» Stated goal:
Select, from the data, each line where "this" occurs.

» Data supplied:
▬▬▬▬▬▬▬▬▬▬
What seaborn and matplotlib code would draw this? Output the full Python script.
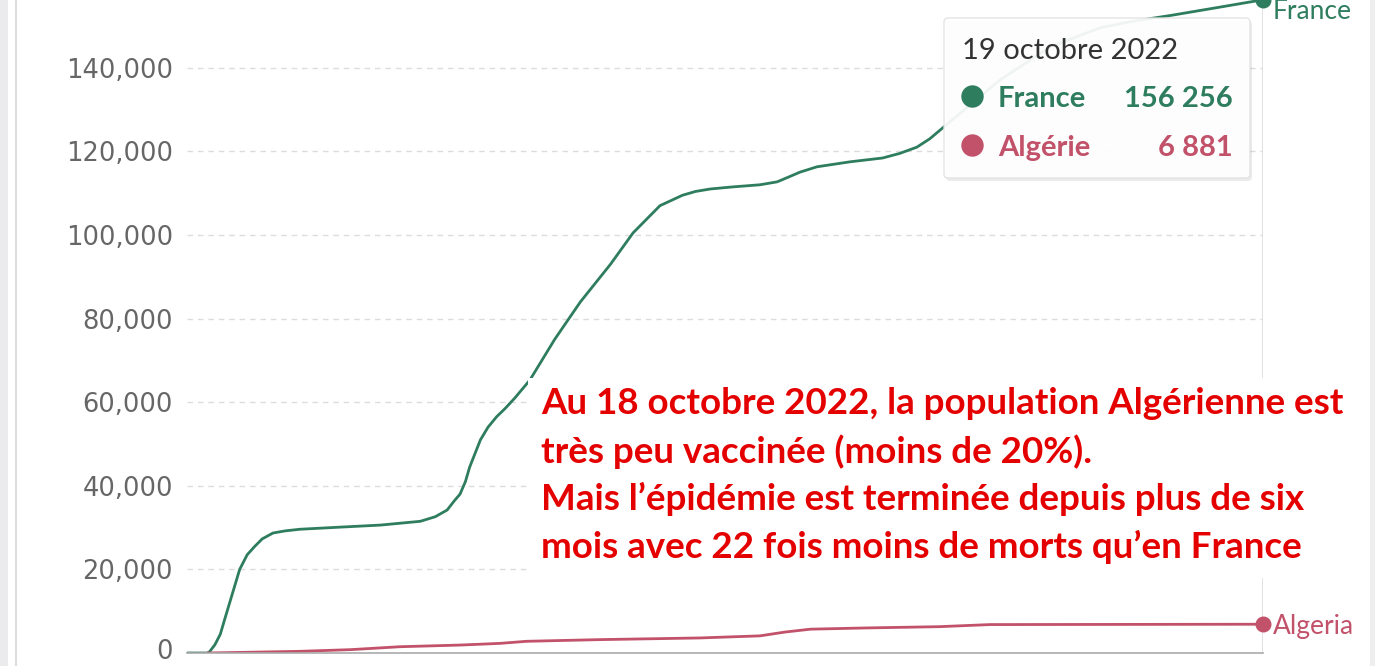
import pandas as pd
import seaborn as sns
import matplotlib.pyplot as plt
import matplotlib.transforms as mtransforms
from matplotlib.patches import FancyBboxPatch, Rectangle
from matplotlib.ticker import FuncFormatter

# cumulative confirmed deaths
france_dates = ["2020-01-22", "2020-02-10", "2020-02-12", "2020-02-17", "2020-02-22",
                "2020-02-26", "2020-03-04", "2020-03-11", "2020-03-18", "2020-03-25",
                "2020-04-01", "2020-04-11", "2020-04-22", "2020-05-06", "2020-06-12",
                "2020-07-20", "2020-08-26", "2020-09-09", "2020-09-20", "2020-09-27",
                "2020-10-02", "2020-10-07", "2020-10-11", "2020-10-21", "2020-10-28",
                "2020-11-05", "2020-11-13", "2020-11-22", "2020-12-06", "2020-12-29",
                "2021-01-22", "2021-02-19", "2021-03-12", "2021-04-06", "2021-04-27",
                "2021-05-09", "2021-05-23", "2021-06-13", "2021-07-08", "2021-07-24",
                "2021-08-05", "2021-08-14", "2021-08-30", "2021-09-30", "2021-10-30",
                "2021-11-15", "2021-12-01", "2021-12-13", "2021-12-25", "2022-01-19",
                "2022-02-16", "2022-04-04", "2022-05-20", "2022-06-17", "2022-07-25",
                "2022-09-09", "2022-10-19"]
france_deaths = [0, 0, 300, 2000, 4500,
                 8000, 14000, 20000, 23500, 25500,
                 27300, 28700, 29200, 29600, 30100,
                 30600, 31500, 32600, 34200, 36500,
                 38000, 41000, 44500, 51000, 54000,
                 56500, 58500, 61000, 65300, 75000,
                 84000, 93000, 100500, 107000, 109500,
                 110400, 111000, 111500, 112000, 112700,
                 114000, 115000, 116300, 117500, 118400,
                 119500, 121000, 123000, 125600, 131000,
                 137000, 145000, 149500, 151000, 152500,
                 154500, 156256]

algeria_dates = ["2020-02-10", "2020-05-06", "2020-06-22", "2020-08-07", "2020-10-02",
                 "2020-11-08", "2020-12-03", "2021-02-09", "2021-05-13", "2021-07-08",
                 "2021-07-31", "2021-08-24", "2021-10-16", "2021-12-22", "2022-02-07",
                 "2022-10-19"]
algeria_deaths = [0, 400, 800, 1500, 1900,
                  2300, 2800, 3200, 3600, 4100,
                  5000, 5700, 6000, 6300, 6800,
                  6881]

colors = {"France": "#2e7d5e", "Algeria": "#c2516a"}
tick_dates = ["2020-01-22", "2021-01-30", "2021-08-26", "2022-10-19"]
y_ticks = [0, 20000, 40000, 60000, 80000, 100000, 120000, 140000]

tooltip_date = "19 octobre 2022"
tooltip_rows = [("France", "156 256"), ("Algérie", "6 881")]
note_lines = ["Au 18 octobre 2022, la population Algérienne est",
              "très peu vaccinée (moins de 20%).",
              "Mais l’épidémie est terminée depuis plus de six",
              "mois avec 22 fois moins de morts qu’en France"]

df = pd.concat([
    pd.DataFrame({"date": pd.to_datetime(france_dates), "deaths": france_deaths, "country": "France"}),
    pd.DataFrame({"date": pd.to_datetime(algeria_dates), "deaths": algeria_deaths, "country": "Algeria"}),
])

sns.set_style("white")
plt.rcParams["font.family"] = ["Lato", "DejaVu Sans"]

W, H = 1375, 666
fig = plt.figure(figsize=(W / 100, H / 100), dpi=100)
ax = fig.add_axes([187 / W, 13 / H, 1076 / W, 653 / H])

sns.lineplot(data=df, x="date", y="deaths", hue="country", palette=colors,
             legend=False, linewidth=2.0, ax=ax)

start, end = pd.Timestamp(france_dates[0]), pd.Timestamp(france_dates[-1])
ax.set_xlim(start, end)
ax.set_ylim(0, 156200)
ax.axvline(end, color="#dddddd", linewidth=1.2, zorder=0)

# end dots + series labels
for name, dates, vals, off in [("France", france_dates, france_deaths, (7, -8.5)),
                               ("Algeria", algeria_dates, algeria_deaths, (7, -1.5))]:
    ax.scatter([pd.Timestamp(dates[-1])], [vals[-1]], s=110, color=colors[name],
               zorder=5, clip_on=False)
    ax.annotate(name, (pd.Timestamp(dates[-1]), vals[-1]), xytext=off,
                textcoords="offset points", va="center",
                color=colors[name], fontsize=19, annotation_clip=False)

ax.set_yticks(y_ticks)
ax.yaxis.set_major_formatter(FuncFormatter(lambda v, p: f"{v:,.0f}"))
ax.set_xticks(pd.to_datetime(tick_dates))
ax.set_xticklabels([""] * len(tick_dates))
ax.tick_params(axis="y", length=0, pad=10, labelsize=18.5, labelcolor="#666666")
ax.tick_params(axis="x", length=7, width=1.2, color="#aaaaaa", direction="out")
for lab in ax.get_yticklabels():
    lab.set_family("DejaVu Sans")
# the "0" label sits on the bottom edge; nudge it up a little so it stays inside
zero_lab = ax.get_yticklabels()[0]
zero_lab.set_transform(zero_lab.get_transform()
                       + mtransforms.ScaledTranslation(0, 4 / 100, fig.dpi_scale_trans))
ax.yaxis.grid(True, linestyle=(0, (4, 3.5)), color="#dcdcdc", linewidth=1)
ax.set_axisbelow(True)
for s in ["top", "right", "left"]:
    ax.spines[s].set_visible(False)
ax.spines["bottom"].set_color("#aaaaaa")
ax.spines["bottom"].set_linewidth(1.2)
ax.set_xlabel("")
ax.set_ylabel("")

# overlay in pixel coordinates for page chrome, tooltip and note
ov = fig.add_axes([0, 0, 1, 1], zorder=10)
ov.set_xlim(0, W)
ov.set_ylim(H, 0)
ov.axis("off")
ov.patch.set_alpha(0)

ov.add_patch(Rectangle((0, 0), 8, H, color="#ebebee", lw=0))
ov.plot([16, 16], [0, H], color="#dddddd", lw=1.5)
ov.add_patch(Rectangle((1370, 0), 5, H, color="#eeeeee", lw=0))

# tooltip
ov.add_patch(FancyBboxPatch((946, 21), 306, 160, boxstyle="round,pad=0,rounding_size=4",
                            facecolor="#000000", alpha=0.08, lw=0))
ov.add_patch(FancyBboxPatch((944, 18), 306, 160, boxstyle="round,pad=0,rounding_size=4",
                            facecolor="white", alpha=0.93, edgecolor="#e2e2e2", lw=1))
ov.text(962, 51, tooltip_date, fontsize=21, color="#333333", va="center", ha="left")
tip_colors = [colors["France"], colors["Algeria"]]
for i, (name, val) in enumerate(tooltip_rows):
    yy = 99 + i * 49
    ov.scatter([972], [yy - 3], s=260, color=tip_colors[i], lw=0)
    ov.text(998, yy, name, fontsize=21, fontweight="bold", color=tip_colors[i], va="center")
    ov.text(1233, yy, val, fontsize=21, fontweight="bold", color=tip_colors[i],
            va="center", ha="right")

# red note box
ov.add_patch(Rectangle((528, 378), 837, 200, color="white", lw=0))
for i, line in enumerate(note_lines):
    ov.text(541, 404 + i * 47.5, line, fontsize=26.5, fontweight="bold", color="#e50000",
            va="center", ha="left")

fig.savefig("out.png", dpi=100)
▬▬▬▬▬▬▬▬▬▬
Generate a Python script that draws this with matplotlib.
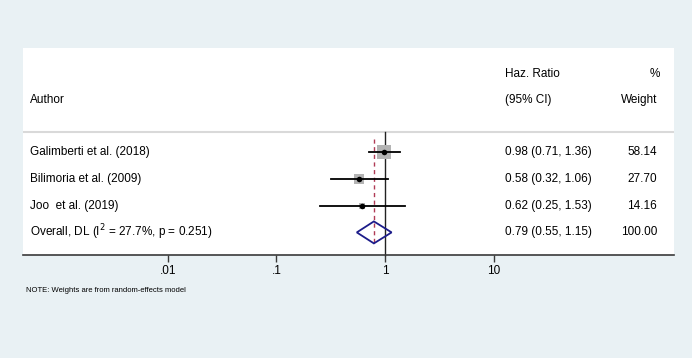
▬▬▬▬▬▬▬▬▬▬
» In response:
What seaborn and matplotlib code would draw this? Output the full Python script.
Generate a Python script that draws this with matplotlib.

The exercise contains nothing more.